** Exercise prompt **
Please write out the lines of the data exactly, beginning with the first and ending with the line containing "const xMinorTicks = [0.45, 0.55, 0.65];"; leave the pictures behind.

┄┄┄┄┄┄

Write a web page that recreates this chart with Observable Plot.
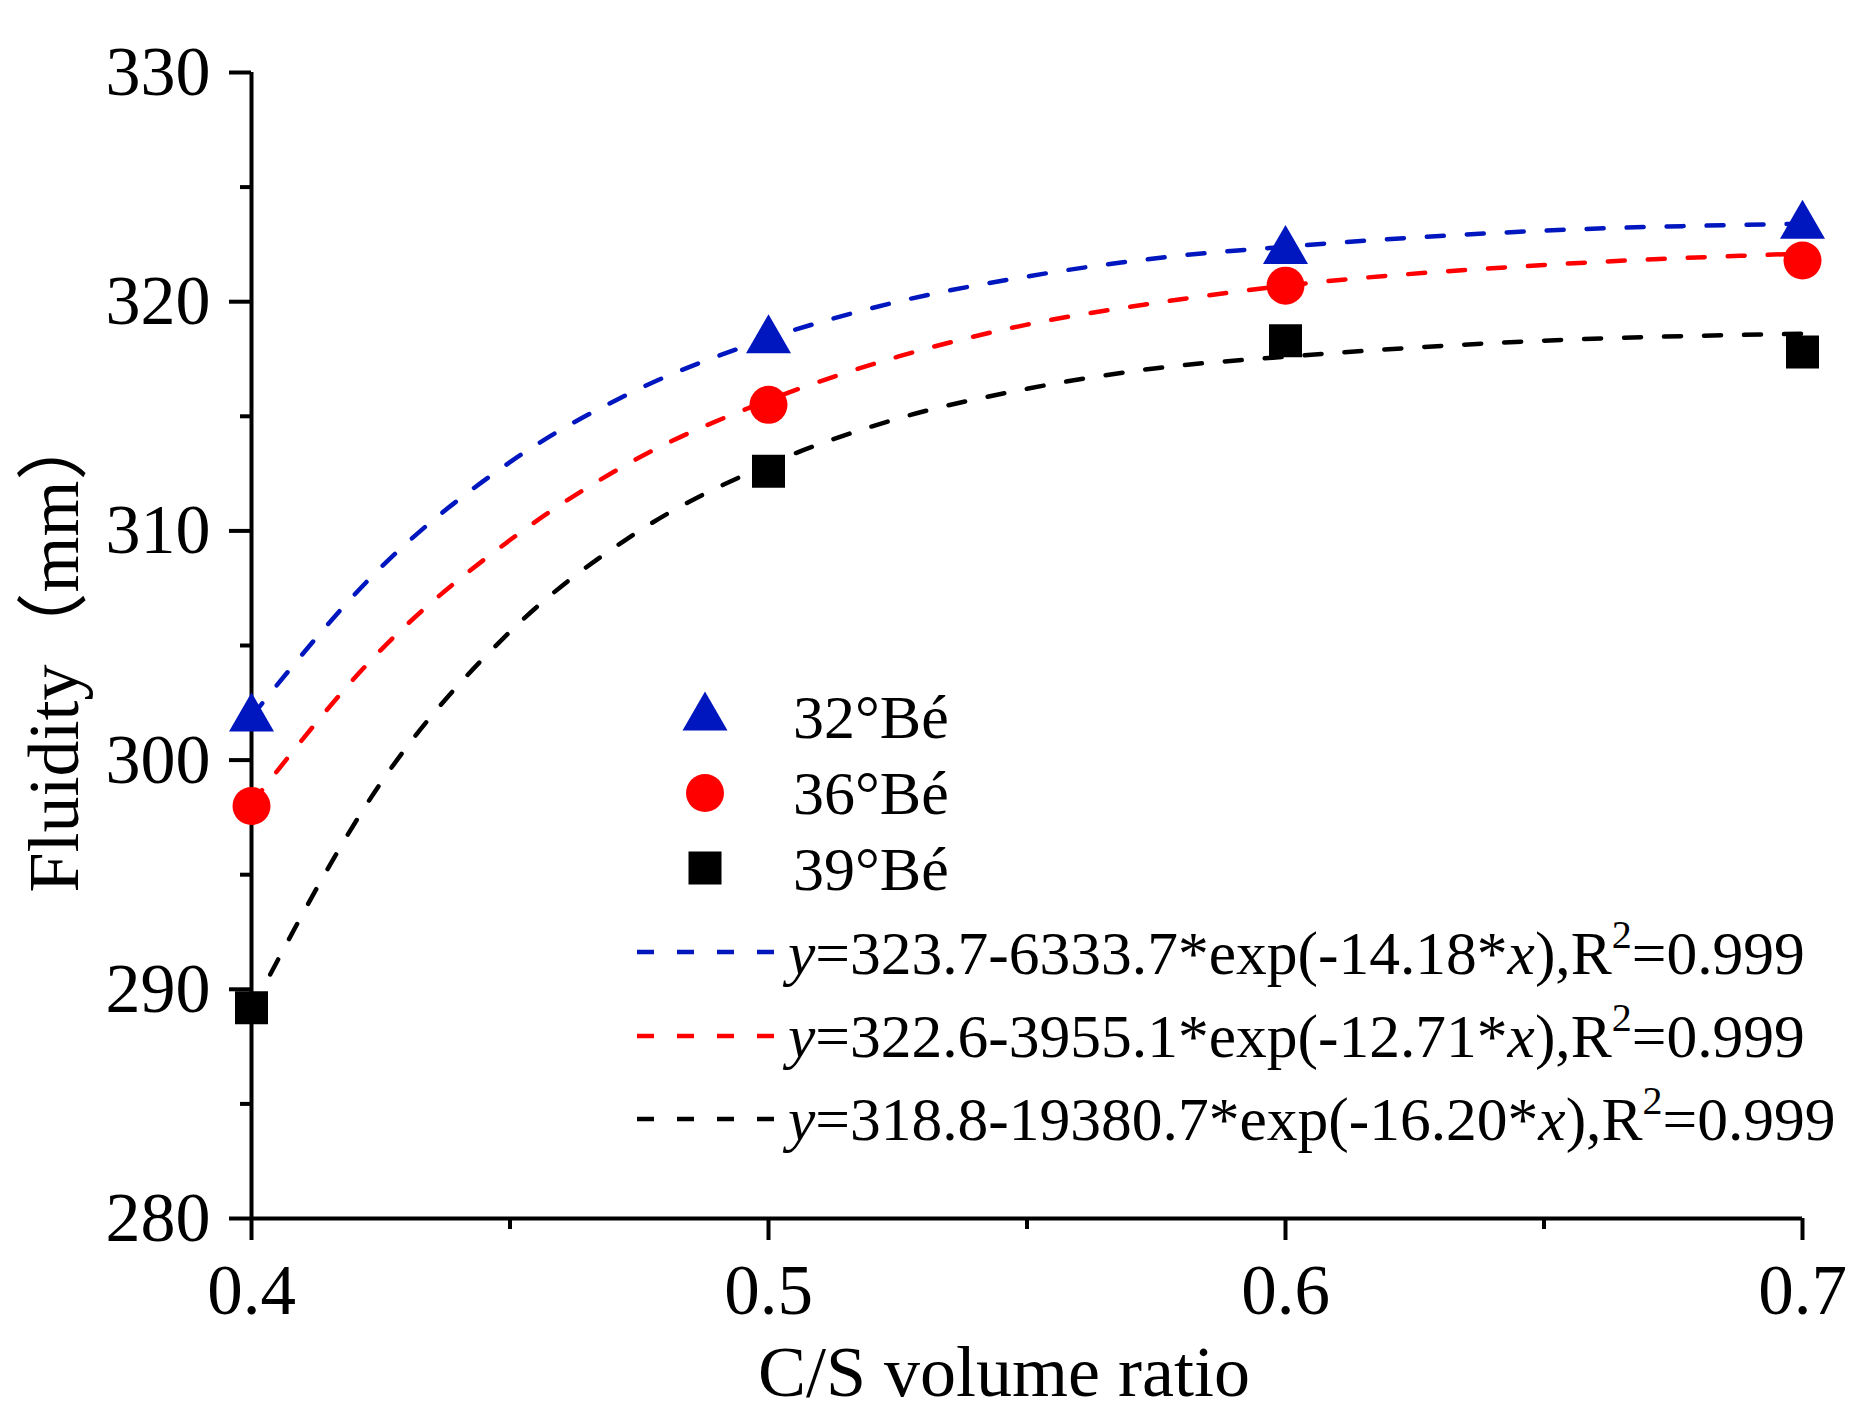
<!DOCTYPE html>
<html>
<head>
<meta charset="utf-8">
<script src="https://cdn.jsdelivr.net/npm/d3@7"></script>
<script src="https://cdn.jsdelivr.net/npm/@observablehq/plot@0.6"></script>
<style>
  html, body { margin: 0; padding: 0; background: #ffffff; }
  #wrap { position: relative; width: 1872px; height: 1424px; background: #ffffff; }
  #wrap svg { display: block; }
  #legend { position: absolute; left: 0; top: 0; pointer-events: none; }
</style>
</head>
<body>
<div id="wrap"></div>
<script>
// ---- data ----
const csRatio = [0.4, 0.5, 0.6, 0.7];
const fluidity32 = [302.1, 318.6, 322.5, 323.6];
const fluidity36 = [298.0, 315.5, 320.7, 321.8];
const fluidity39 = [289.2, 312.6, 318.3, 317.8];

// fitted curves (dashed)
const fitX   = [0.4, 0.425, 0.45, 0.475, 0.5, 0.525, 0.55, 0.575, 0.6, 0.65, 0.7];
const fit32  = [301.9, 308.4, 313.0, 316.2, 318.4, 320.0, 321.1, 321.9, 322.4, 323.1, 323.4];
const fit36  = [298.1, 304.8, 309.6, 313.2, 315.7, 317.6, 319.0, 319.95, 320.7, 321.6, 322.1];
const fit39  = [289.1, 299.0, 305.6, 310.0, 312.9, 314.9, 316.2, 317.1, 317.6, 318.3, 318.6];

const seriesNames = ["32°Bé", "36°Bé", "39°Bé"];
const fitLabels = [
  ["323.7-6333.7*exp(-14.18*", "0.999"],
  ["322.6-3955.1*exp(-12.71*", "0.999"],
  ["318.8-19380.7*exp(-16.20*", "0.999"]
];

const yTicks = [280, 290, 300, 310, 320, 330];
const yMinorTicks = [285, 295, 305, 315, 325];
const xTicks = [0.4, 0.5, 0.6, 0.7];
const xMinorTicks = [0.45, 0.55, 0.65];

// ---- styles ----
const BLUE = "#0016be", RED = "#ff0000", BLACK = "#000000";
const colors = [BLUE, RED, BLACK];
const FONT = "'Liberation Serif','Times New Roman','Noto Sans CJK SC',serif";

const triUp = {draw(ctx, size) {
  const r = Math.sqrt(size / Math.PI), h = r * Math.sqrt(3);
  ctx.moveTo(0, -h / 2); ctx.lineTo(r, h / 2); ctx.lineTo(-r, h / 2); ctx.closePath();
}};
const sq = {draw(ctx, size) {
  const r = Math.sqrt(size / Math.PI);
  ctx.rect(-r, -r, 2 * r, 2 * r);
}};

const pts = (ys) => csRatio.map((x, i) => ({x, y: ys[i]}));
const fit = (ys) => fitX.map((x, i) => ({x, y: ys[i]}));

const dash = "17,23";
const chart = Plot.plot({
  width: 1872, height: 1424,
  marginLeft: 251, marginRight: 70, marginTop: 72, marginBottom: 206,
  x: {domain: [0.4, 0.7]},
  y: {domain: [280, 330]},
  style: {fontFamily: FONT, background: "#ffffff", color: "#000000", overflow: "visible"},
  marks: [
    Plot.axisY({ticks: yTicks, tickSize: 22, tickPadding: 19, fontSize: 70, strokeWidth: 4, label: null, tickFormat: d => String(d)}),
    Plot.axisY({ticks: yMinorTicks, tickSize: 11, strokeWidth: 4, text: null, label: null}),
    Plot.axisX({ticks: xTicks, tickSize: 22, tickPadding: 23, fontSize: 71, strokeWidth: 4, label: null, tickFormat: d3.format(".1f")}),
    Plot.axisX({ticks: xMinorTicks, tickSize: 11, strokeWidth: 4, text: null, label: null}),
    Plot.ruleX([0.4], {strokeWidth: 4}),
    Plot.ruleY([280], {strokeWidth: 4}),
    Plot.line(fit(fit32), {x: "x", y: "y", stroke: BLUE, strokeWidth: 4.5, strokeDasharray: dash, curve: "monotone-x"}),
    Plot.line(fit(fit36), {x: "x", y: "y", stroke: RED, strokeWidth: 4.5, strokeDasharray: dash, curve: "monotone-x"}),
    Plot.line(fit(fit39), {x: "x", y: "y", stroke: BLACK, strokeWidth: 4.5, strokeDasharray: dash, curve: "monotone-x"}),
    Plot.dot(pts(fluidity32), {x: "x", y: "y", symbol: triUp, r: 22.5, fill: BLUE, stroke: "none"}),
    Plot.dot(pts(fluidity36), {x: "x", y: "y", symbol: "circle", r: 19, fill: RED, stroke: "none"}),
    Plot.dot(pts(fluidity39), {x: "x", y: "y", symbol: sq, r: 16.5, fill: BLACK, stroke: "none"}),
    Plot.text(["C/S volume ratio"], {text: d => d, frameAnchor: "bottom", textAnchor: "middle", dx: -23, dy: 154, lineAnchor: "middle", fontSize: 72, fill: "black"}),
    Plot.text(["Fluidity（mm）"], {text: d => d, frameAnchor: "left", textAnchor: "middle", rotate: -90, dx: -197, dy: 5, lineAnchor: "middle", fontSize: 72, fill: "black"})
  ]
});
document.getElementById("wrap").appendChild(chart);

// ---- legend overlay (inside plot area) ----
const lg = d3.select("#wrap").append("svg").attr("id", "legend")
  .attr("width", 1872).attr("height", 1424)
  .style("font-family", FONT);

const symX = 705, symRows = [711, 793, 868];
const symDefs = [triUp, d3.symbolCircle, sq];
const symR = [22.5, 19, 16.5];
symRows.forEach((cy, i) => {
  lg.append("path")
    .attr("d", d3.symbol(symDefs[i], symR[i] * symR[i] * Math.PI)())
    .attr("transform", `translate(${symX},${cy})`)
    .attr("fill", colors[i]);
  lg.append("text").attr("x", 793).attr("y", [738, 814, 890][i])
    .attr("font-size", 62).attr("fill", "black").text(seriesNames[i]);
});

const lineRows = [952, 1036, 1119];
const textRows = [974, 1057, 1140];
lineRows.forEach((ly, i) => {
  lg.append("line").attr("x1", 637).attr("x2", 776).attr("y1", ly).attr("y2", ly)
    .attr("stroke", colors[i]).attr("stroke-width", 4.5).attr("stroke-dasharray", dash);
  const t = lg.append("text").attr("x", 788).attr("y", textRows[i])
    .attr("font-size", 61.5).attr("fill", "black");
  t.append("tspan").attr("font-style", "italic").text("y");
  t.append("tspan").text("=" + fitLabels[i][0]);
  t.append("tspan").attr("font-style", "italic").text("x");
  t.append("tspan").text("),R");
  t.append("tspan").attr("font-size", 40).attr("dy", -26).text("2");
  t.append("tspan").attr("dy", 26).text("=" + fitLabels[i][1]);
});
</script>
</body>
</html>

┄┄┄┄┄┄

** Response to the task **
Write a web page that recreates this chart with Observable Plot.
<!DOCTYPE html>
<html>
<head>
<meta charset="utf-8">
<script src="https://cdn.jsdelivr.net/npm/d3@7"></script>
<script src="https://cdn.jsdelivr.net/npm/@observablehq/plot@0.6"></script>
<style>
  html, body { margin: 0; padding: 0; background: #ffffff; }
  #wrap { position: relative; width: 1872px; height: 1424px; background: #ffffff; }
  #wrap svg { display: block; }
  #legend { position: absolute; left: 0; top: 0; pointer-events: none; }
</style>
</head>
<body>
<div id="wrap"></div>
<script>
// ---- data ----
const csRatio = [0.4, 0.5, 0.6, 0.7];
const fluidity32 = [302.1, 318.6, 322.5, 323.6];
const fluidity36 = [298.0, 315.5, 320.7, 321.8];
const fluidity39 = [289.2, 312.6, 318.3, 317.8];

// fitted curves (dashed)
const fitX   = [0.4, 0.425, 0.45, 0.475, 0.5, 0.525, 0.55, 0.575, 0.6, 0.65, 0.7];
const fit32  = [301.9, 308.4, 313.0, 316.2, 318.4, 320.0, 321.1, 321.9, 322.4, 323.1, 323.4];
const fit36  = [298.1, 304.8, 309.6, 313.2, 315.7, 317.6, 319.0, 319.95, 320.7, 321.6, 322.1];
const fit39  = [289.1, 299.0, 305.6, 310.0, 312.9, 314.9, 316.2, 317.1, 317.6, 318.3, 318.6];

const seriesNames = ["32°Bé", "36°Bé", "39°Bé"];
const fitLabels = [
  ["323.7-6333.7*exp(-14.18*", "0.999"],
  ["322.6-3955.1*exp(-12.71*", "0.999"],
  ["318.8-19380.7*exp(-16.20*", "0.999"]
];

const yTicks = [280, 290, 300, 310, 320, 330];
const yMinorTicks = [285, 295, 305, 315, 325];
const xTicks = [0.4, 0.5, 0.6, 0.7];
const xMinorTicks = [0.45, 0.55, 0.65];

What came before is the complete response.